Work required |
For the listing that follows, give again exactly the lines from the one with "The picture is" to the one with "axis_min = [0, 0, 0, 0, 0, 0]", including both.
══════
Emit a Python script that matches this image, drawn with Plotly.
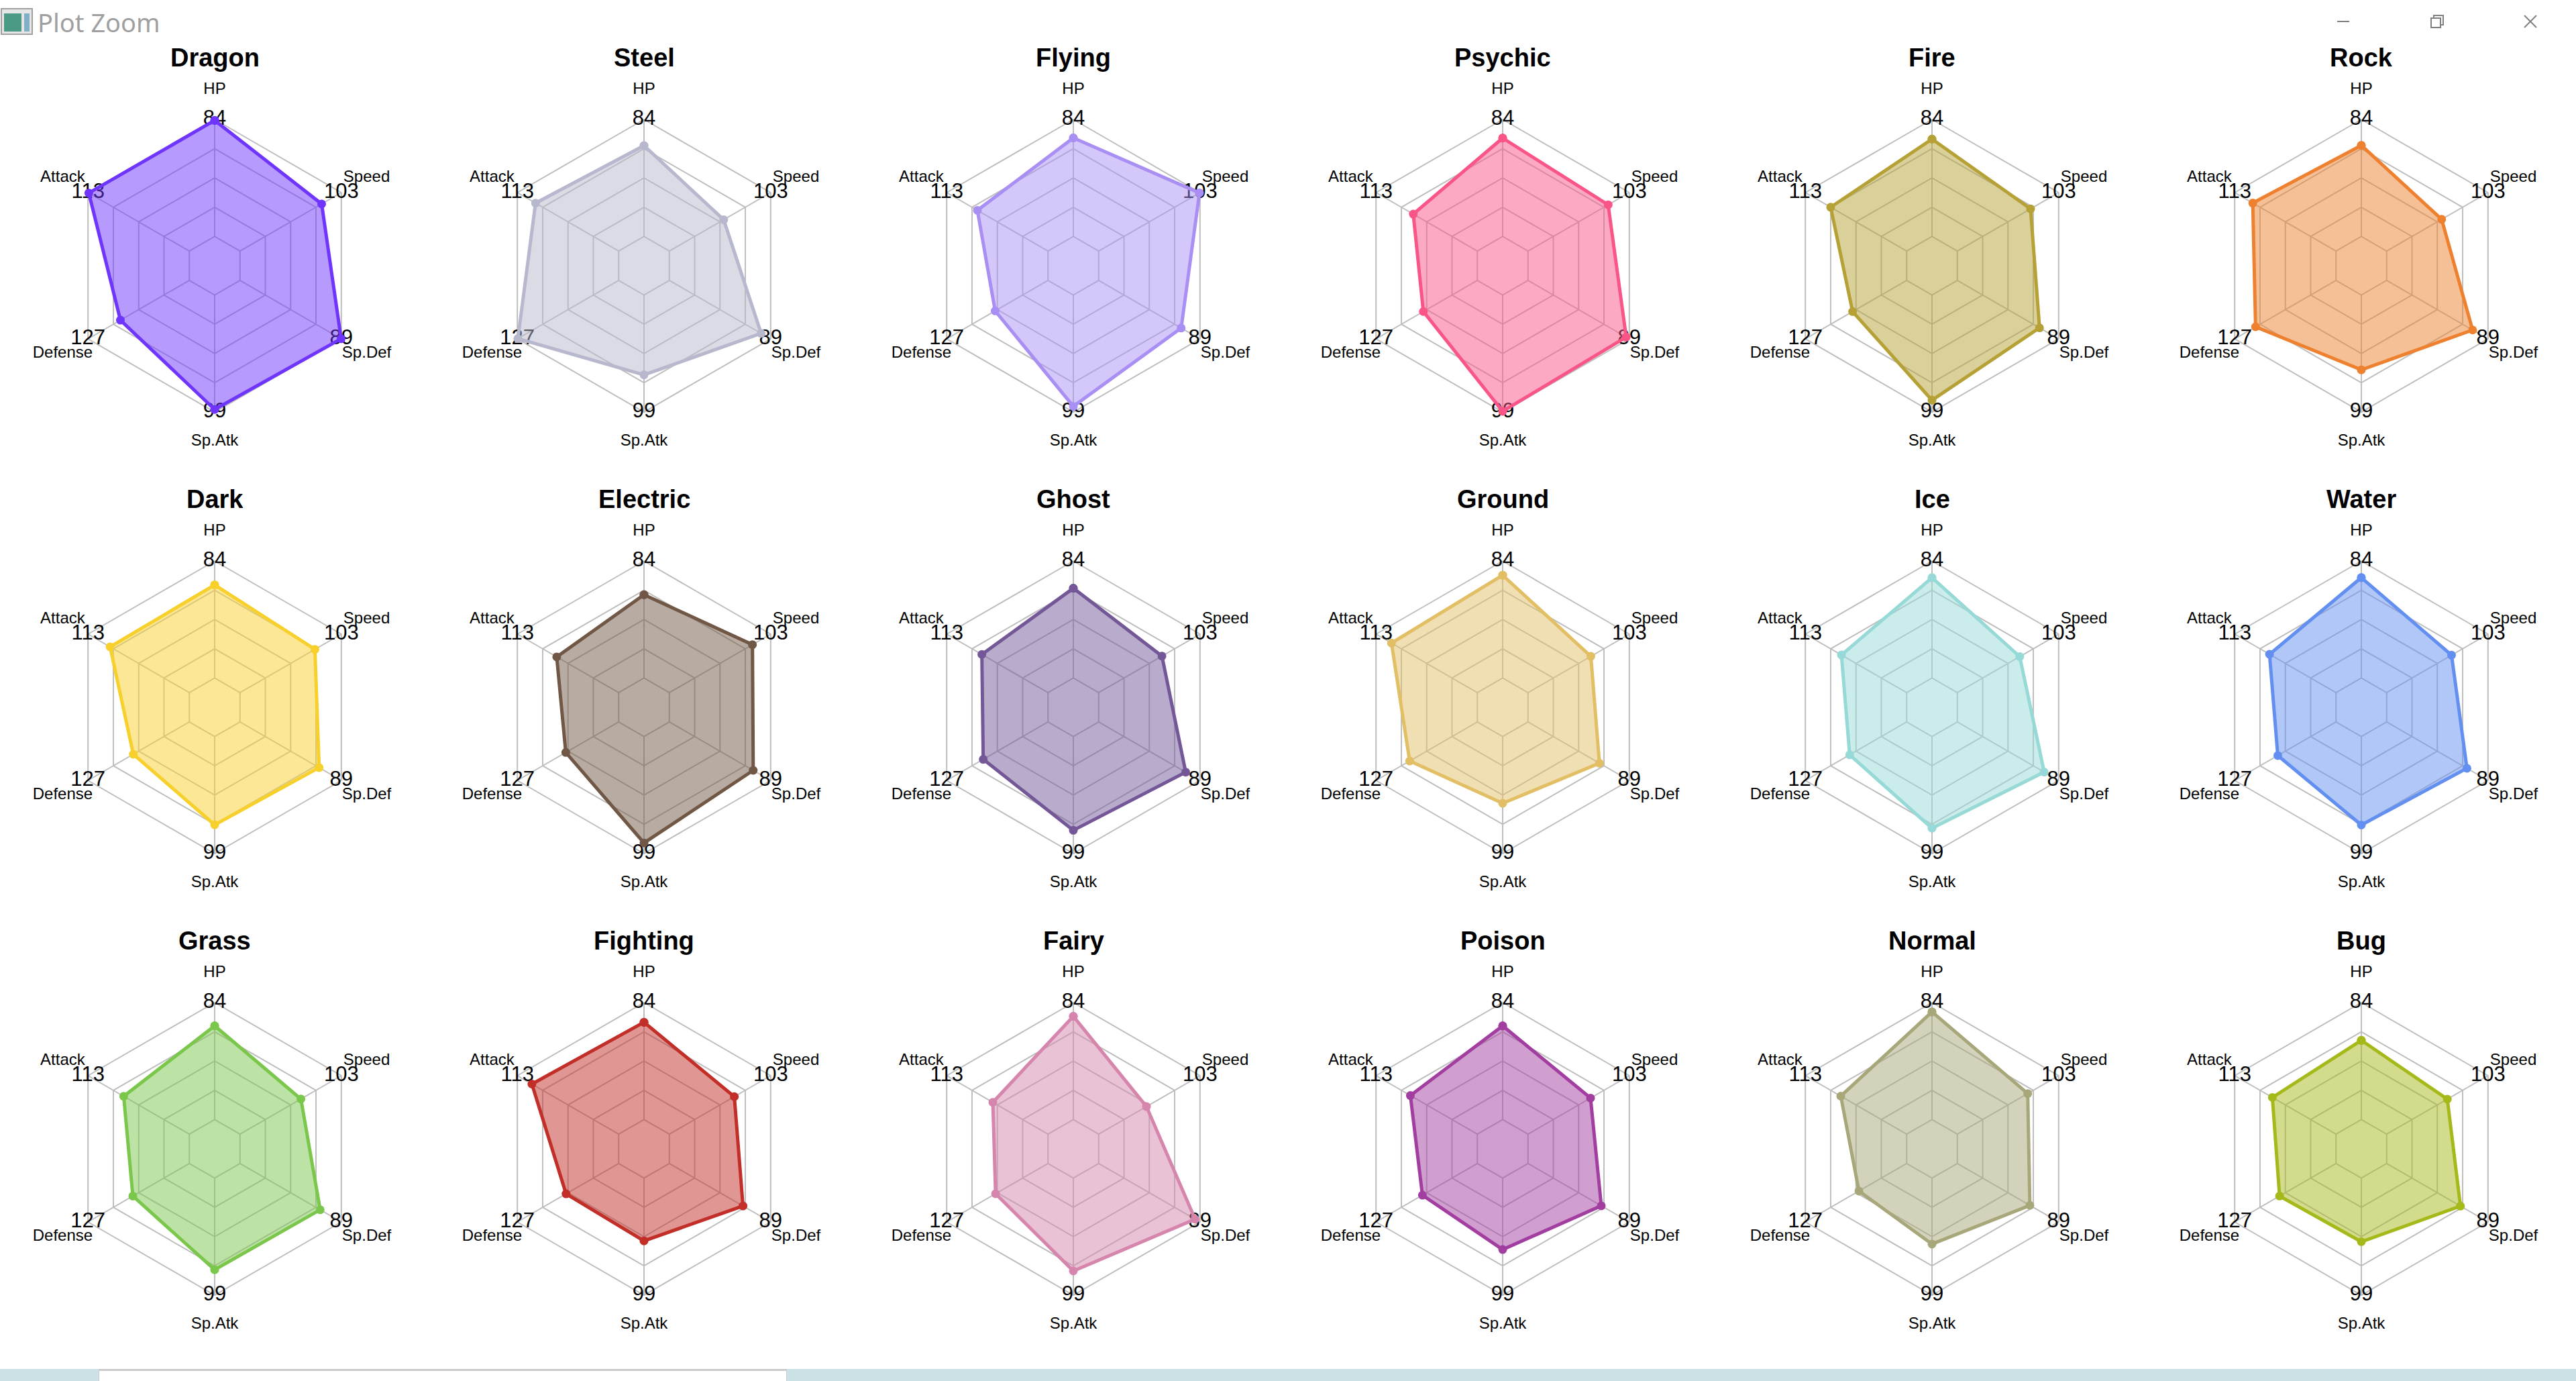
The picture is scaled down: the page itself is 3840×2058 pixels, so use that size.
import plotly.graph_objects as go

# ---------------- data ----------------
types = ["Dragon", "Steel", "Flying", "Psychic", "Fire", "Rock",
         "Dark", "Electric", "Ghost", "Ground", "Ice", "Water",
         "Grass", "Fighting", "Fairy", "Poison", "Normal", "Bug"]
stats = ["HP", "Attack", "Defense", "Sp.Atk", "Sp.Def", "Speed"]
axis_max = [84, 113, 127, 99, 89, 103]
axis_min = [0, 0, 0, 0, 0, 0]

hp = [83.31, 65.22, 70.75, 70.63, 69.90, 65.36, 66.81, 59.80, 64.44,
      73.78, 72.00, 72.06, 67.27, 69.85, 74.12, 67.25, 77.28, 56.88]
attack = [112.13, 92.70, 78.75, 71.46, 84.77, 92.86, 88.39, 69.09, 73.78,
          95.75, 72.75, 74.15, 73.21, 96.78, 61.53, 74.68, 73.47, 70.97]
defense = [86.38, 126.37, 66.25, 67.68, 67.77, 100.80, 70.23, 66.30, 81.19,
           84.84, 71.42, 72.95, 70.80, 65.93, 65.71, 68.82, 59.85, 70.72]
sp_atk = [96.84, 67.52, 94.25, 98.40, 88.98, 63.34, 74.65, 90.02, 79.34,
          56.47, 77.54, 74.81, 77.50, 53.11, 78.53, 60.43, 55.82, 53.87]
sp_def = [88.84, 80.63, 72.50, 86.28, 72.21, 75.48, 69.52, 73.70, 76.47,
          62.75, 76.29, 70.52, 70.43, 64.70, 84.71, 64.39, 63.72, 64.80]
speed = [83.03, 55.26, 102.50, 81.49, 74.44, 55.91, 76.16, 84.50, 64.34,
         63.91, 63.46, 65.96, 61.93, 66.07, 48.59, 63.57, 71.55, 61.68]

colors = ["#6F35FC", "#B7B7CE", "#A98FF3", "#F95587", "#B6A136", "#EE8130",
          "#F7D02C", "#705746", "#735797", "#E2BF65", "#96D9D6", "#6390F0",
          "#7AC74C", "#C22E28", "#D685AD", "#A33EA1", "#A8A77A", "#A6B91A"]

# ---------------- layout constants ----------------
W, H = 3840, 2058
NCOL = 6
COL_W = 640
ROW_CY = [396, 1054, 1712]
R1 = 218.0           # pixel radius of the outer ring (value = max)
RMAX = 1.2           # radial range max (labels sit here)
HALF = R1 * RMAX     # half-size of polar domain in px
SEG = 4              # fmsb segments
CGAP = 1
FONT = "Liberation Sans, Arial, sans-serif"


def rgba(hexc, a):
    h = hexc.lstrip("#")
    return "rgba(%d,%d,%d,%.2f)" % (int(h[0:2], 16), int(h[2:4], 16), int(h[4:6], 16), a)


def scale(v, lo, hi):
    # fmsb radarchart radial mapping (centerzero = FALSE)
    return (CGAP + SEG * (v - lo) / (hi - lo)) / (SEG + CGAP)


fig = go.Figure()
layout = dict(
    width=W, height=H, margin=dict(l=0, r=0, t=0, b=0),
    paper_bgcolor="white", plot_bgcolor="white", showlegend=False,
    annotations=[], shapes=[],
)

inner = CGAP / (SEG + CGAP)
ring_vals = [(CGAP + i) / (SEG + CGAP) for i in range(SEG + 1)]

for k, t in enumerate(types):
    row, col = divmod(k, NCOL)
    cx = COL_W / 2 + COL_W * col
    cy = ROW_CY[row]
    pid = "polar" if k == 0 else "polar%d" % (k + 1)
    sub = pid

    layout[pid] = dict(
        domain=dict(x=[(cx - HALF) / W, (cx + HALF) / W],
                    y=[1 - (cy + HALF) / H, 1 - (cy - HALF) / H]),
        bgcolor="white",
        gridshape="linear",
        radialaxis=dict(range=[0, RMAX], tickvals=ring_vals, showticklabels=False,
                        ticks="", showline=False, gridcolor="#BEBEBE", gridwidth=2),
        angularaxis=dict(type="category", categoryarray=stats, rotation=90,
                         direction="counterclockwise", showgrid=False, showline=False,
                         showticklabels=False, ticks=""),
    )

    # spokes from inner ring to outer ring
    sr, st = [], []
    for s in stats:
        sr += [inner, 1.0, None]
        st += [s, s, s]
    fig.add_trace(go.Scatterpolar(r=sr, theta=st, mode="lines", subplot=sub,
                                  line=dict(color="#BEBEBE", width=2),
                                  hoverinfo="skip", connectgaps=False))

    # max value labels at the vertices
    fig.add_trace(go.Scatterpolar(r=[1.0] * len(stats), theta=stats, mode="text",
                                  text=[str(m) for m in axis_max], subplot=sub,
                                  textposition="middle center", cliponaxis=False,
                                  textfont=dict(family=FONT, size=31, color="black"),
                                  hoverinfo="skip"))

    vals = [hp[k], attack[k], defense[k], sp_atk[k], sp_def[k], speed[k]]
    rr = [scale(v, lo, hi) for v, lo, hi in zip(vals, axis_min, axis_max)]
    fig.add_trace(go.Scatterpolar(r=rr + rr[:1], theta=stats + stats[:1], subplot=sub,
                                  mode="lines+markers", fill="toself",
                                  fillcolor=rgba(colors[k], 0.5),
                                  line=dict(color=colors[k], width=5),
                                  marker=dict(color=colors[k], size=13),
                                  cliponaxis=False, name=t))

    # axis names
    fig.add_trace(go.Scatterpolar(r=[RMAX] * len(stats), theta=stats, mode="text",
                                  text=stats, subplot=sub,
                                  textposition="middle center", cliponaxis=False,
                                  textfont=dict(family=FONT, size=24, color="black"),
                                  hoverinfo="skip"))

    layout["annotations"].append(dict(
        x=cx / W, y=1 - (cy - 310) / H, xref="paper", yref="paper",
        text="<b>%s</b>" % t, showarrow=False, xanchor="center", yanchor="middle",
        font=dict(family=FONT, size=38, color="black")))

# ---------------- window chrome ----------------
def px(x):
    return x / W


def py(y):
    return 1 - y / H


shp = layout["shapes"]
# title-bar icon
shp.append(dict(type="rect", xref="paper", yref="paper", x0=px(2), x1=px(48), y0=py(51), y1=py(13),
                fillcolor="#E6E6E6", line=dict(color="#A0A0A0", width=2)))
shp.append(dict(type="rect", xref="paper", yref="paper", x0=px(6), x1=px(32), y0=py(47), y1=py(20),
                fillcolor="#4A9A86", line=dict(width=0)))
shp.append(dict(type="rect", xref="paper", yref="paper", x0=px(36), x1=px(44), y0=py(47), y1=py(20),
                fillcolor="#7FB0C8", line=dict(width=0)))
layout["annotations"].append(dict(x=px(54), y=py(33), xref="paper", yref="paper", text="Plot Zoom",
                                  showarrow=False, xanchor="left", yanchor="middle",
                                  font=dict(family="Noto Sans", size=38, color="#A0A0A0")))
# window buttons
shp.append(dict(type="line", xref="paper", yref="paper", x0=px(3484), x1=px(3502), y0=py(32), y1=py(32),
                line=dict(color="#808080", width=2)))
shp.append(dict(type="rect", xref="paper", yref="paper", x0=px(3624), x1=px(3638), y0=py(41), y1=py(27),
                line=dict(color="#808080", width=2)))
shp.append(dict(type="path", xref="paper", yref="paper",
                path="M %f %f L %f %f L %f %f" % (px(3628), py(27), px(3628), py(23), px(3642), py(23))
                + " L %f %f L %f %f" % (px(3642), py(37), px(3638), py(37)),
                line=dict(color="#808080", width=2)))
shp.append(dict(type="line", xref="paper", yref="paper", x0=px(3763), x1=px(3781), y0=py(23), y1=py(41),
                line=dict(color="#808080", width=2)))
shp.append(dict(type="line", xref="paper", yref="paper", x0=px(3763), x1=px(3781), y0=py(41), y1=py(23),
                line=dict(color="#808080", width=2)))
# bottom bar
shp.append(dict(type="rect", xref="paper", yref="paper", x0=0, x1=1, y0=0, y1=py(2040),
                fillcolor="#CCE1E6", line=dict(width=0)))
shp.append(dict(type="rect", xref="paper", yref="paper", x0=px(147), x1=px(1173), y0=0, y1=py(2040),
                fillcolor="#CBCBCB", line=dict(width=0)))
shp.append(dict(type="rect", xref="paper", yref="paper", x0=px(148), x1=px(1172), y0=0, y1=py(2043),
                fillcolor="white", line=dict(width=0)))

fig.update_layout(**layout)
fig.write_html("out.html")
══════
Exercise output |
The picture is scaled down: the page itself is 3840×2058 pixels, so use that size.
import plotly.graph_objects as go

# ---------------- data ----------------
types = ["Dragon", "Steel", "Flying", "Psychic", "Fire", "Rock",
         "Dark", "Electric", "Ghost", "Ground", "Ice", "Water",
         "Grass", "Fighting", "Fairy", "Poison", "Normal", "Bug"]
stats = ["HP", "Attack", "Defense", "Sp.Atk", "Sp.Def", "Speed"]
axis_max = [84, 113, 127, 99, 89, 103]
axis_min = [0, 0, 0, 0, 0, 0]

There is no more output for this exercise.